A joint statement sets out our position and our attitude, which emphasises that one of the main reasons why women join trade unions is to take charge of their own economic empowerment by getting organised and bargaining collectively for decent work. Trade unions represent 70 million women worldwide. The unions therefore have an important role in ensuring compliance with the Sustainable Development Objectives from now until 2030.
We also say that essential public services, such as water and sanitation, health and education, should be excluded from public-private partnership, combined trade and financial treaties and other initiatives that are detrimental to the social rights of women. Tax justice and progressive taxation models may provide a solid alternative base for public policies that promote gender equality.
This year, the session will be attended by around 180 delegates from a wide range of unions throughout the world, especially North America. The PSI will send a delegation of 20 representatives drawn from its affiliates in Africa, Asia, Europe and the Americas. Juneia Batista, president of the PSI’s World Women’s Committee (WOC) will attend as an accredited member of the Brazilian government delegation, which provides us with an opportunity, as a trade union movement, to attend official meetings, raise our profile and increase our influence.

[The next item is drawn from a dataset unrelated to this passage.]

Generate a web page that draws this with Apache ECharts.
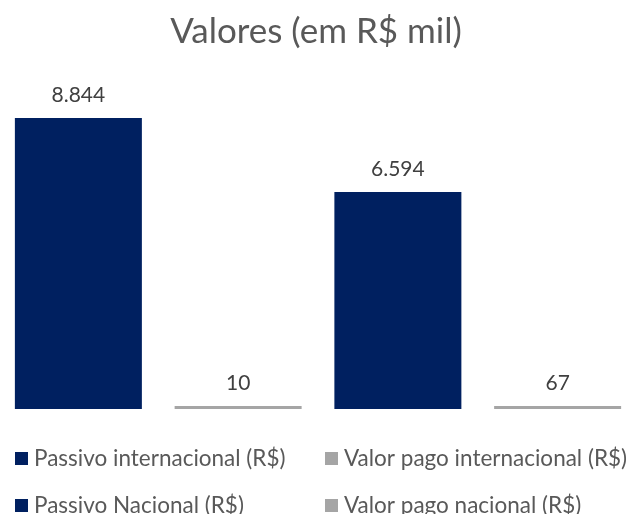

On 3 March, the Honduran indigenous leader, Berta Cáceres, was assassinated at her home. As well as opposing the coup in 2009, which overthrew Manuel Zelaya, she was a strong opponent of free trade treaties and the activities of transnational companies. What are your thoughts on the assassination? Can you also analyse it in the context of violence against women?
Yes, The PSI believes it is clear that Berta Cáceres was a victim of transnational corporate greed to take control of public assets and the alarming increase in the figures for femicide, which is trying to silence women in public and private life.